Zuwendung und Erbrecht. Erklärt von Rechtsanwalt Gerhard Ruby, Fachanwalt für Erbrecht. Konstanz, Radolfzell, Rottweil, Villingen-Schwenningen.
Was bedeutet eine Schenkung zu Lebzeiten für das Erbrecht?
Zuwendung
ist jedes Rechtsgeschäft, durch welches das Vermögen eines anderen unabhängig von der Frage der Entgeltlichkeit bereichert wird.

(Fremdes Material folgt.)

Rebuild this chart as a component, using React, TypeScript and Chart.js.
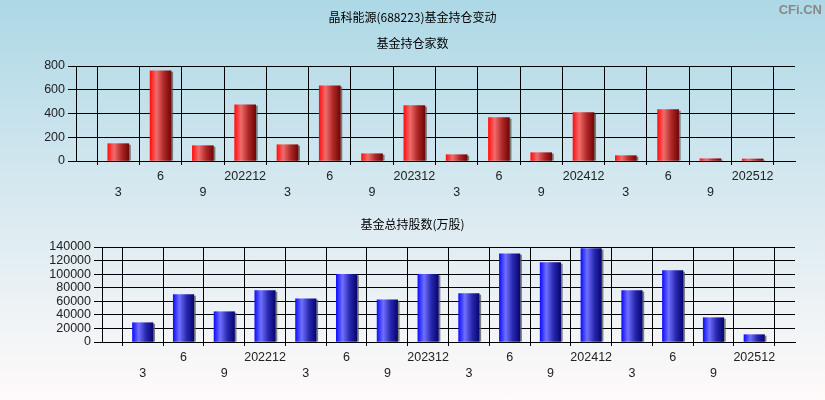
import React, { useEffect, useRef } from 'react';
import { Chart, registerables } from 'chart.js';

Chart.register(...registerables);

// ---- data ----
const periods = ['202203', '202206', '202209', '202212', '202303', '202306', '202309', '202312',
  '202403', '202406', '202409', '202412', '202503', '202506', '202509', '202512'];
const tickLabels = ['3', '6', '9', '202212', '3', '6', '9', '202312', '3', '6', '9', '202412', '3', '6', '9', '202512'];
const holderCounts = [146, 760, 129, 474, 137, 634, 61, 466, 53, 365, 70, 407, 45, 432, 19, 17];
const sharesWan = [28400, 69700, 44600, 75600, 63800, 99600, 62300, 99600, 71200, 130100, 116900, 137500, 75600, 105100, 35800, 10800];

const mainTitle = '晶科能源(688223)基金持仓变动';
const topTitle = '基金持仓家数';
const bottomTitle = '基金总持股数(万股)';
const watermark = 'CFi.CN';

const W = 825;
const H = 200;

const tickFont = { family: "'Liberation Sans Narrow', 'Liberation Sans', Arial, sans-serif", size: 12.5, lineHeight: '16px' };
const cjkFont = "12px 'Noto Sans CJK SC', sans-serif";

type TextItem = { text: string; x: number; y: number; font: string; color: string; align: CanvasTextAlign };

function textPlugin(items: TextItem[]) {
  return {
    id: 'fixedTexts',
    afterDraw(chart: any) {
      const ctx = chart.ctx;
      ctx.save();
      ctx.textBaseline = 'middle';
      items.forEach((it) => {
        ctx.font = it.font;
        ctx.fillStyle = it.color;
        ctx.textAlign = it.align;
        ctx.fillText(it.text, it.x, it.y);
      });
      ctx.restore();
    },
  };
}

const shadowPlugin = {
  id: 'barShadow',
  beforeDatasetDraw(chart: any, args: any) {
    const ctx = chart.ctx;
    const raw = chart.data.datasets[args.index].data;
    ctx.save();
    ctx.fillStyle = 'rgba(95,95,95,0.8)';
    args.meta.data.forEach((el: any, i: number) => {
      if (raw[i] === null || raw[i] === undefined) return;
      const p = el.getProps(['x', 'y', 'base', 'width'], true);
      if (!Number.isFinite(p.y) || !Number.isFinite(p.x)) return;
      ctx.fillRect(p.x + p.width / 2, p.y + 1, 2, p.base - p.y - 1);
    });
    ctx.restore();
  },
};

function gradientFill(stops: [number, string][], barW: number) {
  return (c: any) => {
    const chart = c.chart;
    if (!chart.chartArea || c.dataIndex === undefined) return stops[0][1];
    const x = chart.scales.x.getPixelForValue(c.dataIndex);
    const g = chart.ctx.createLinearGradient(x - barW / 2, 0, x + barW / 2, 0);
    stops.forEach(([o, col]) => g.addColorStop(o, col));
    return g;
  };
}

function buildChart(
  canvas: HTMLCanvasElement,
  values: number[],
  max: number,
  step: number,
  left: number,
  top: number,
  bottom: number,
  barW: number,
  stops: [number, string][],
  texts: TextItem[],
) {
  const labels = ['', ...tickLabels, ''];
  const data = [null, ...values, null];
  return new Chart(canvas, {
    type: 'bar',
    data: {
      labels,
      datasets: [
        {
          data,
          backgroundColor: gradientFill(stops, barW),
          borderWidth: 0,
          barThickness: barW,
        } as any,
      ],
    },
    options: {
      responsive: false,
      animation: false,
      events: [],
      layout: { padding: { left: 0, right: 30, top, bottom: 0 } },
      plugins: { legend: { display: false }, title: { display: false }, tooltip: { enabled: false } },
      scales: {
        x: {
          type: 'category',
          offset: false,
          afterFit: (s: any) => {
            s.height = H - bottom;
          },
          grid: { color: '#000', lineWidth: 1, tickLength: 4, tickColor: '#000', drawOnChartArea: true },
          border: { color: '#000', width: 1 },
          ticks: {
            autoSkip: false,
            maxRotation: 0,
            minRotation: 0,
            padding: 4,
            color: '#222',
            font: tickFont,
            callback: function (this: any, v: any, i: number) {
              const l = labels[i];
              if (l === '3' || l === '9') return ['', l];
              return l;
            },
          },
        },
        y: {
          min: 0,
          max,
          afterFit: (s: any) => {
            s.width = left;
          },
          grid: { color: '#000', lineWidth: 1, tickLength: 8, tickColor: '#000' },
          border: { color: '#000', width: 1 },
          ticks: {
            stepSize: step,
            autoSkip: false,
            padding: 3,
            color: '#222',
            font: { ...tickFont, lineHeight: 1.0 },
            callback: (v: any) => String(v),
          },
        },
      },
    },
    plugins: [shadowPlugin, textPlugin(texts)],
  } as any);
}

const redStops: [number, string][] = [
  [0, '#ff1010'],
  [0.3, '#f06c6c'],
  [0.65, '#b02828'],
  [1, '#720606'],
];
const blueStops: [number, string][] = [
  [0, '#1010ff'],
  [0.3, '#7070ff'],
  [0.65, '#2828b0'],
  [1, '#060672'],
];

export default function App() {
  const topRef = useRef<HTMLCanvasElement>(null);
  const botRef = useRef<HTMLCanvasElement>(null);

  useEffect(() => {
    const c1 = buildChart(topRef.current!, holderCounts, 800, 200, 76, 66, 161, 21, redStops, [
      { text: mainTitle, x: W / 2, y: 17, font: cjkFont, color: '#000', align: 'center' },
      { text: topTitle, x: W / 2, y: 43, font: cjkFont, color: '#000', align: 'center' },
      { text: watermark, x: 822, y: 10, font: "bold 13px 'Liberation Sans', Arial, sans-serif", color: '#888', align: 'right' },
    ]);
    const c2 = buildChart(botRef.current!, sharesWan, 140000, 20000, 102, 47, 142, 20.5, blueStops, [
      { text: bottomTitle, x: W / 2, y: 24, font: cjkFont, color: '#000', align: 'center' },
    ]);
    return () => {
      c1.destroy();
      c2.destroy();
    };
  }, []);

  return (
    <div
      style={{
        position: 'absolute',
        left: 0,
        top: 0,
        width: W,
        height: 400,
        background: 'linear-gradient(to bottom, #add8e6 0%, #d8e9f0 50%, #fffafa 100%)',
        overflow: 'hidden',
      }}
    >
      <canvas ref={topRef} width={W} height={H} style={{ position: 'absolute', left: 0, top: 0, width: W, height: H }} />
      <canvas ref={botRef} width={W} height={H} style={{ position: 'absolute', left: 0, top: 200, width: W, height: H }} />
    </div>
  );
}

Eine Zuwendung kann als Verpflichtungsgeschäft (Schenkungsvertrag, Kaufvertrag) erfolgen. Hierdurch wird nicht die Sache, sondern ein Rechtsanspruch (Forderung) zugewandt. Eine Zuwendung kann aber auch durch ein Verfügungsgeschäft erfolgen (Schuldübernahme, Eigentumsübertragung, Abtretung von Ansprüchen), das zur unmittelbaren Übertragung einer Rechtsposition führt. Im Erbrecht haben Zuwendungen bei der Anrechnung und Ausgleichung von Vorausempfängen besondere Bedeutung.
Zuwendungen, die ein Erblasser einem Pflichtteilsberechtigten durch Rechtsgeschäft unter Lebenden mit der Bestimmung gemacht hat, dass sie auf seinen Pflichtteil anzurechnen sind, müssen bei der Berechnung des Pflichtteils auch genauso berücksichtigt werden. Dasselbe gilt für Zuwendungen, die der Erblasser seinem Ehepartner während der Ehe gemacht hat und für die er eine Anrechnungspflicht bestimmt hat bzw. die weit über den Wert von üblichen Gelegenheitsgeschenken in dieser Ehe hinausgingen.
Im Rahmen der gesetzlichen Erbfolge
sind Abkömmlinge verpflichtet bestimmte Zuwendungen, die sie vom Erblasser zu Lebzeiten erhalten haben, unter den anderen Abkömmlingen auszugleichen. Die Vermögensvorteile den anderen Abkömmlingen gegenüber werden dann auf eigenen Anteil angerechnet. Die Ausgleichung führt nicht zu einem Geldanspruch der Berechtigten, sondern ist lediglich ein Rechnungsposten. Der Abkömmling, dem zu Lebzeiten des Erblassers etwas zugewandt wurde, erhält bei der Auseinandersetzung so viel weniger, wie er sozusagen als Vorausleistung erhalten hat.
Zuwendungen können nicht nur durch Rechtsgeschäft unter Lebenden gemacht werden. Von einer Zuwendung spricht man auch dann, wenn der Erblasser in einer Verfügung von Todes wegen eine Anordnung zugunsten einer Person getroffen hat, die ihr nach dem Erbfall einen Vermögensvorteil bringt. Unter solche sog. letztwilligen Zuwendungen fallen insbesondere Erbeinsetzungen oder auch die Anordnung von Vermächtnissen.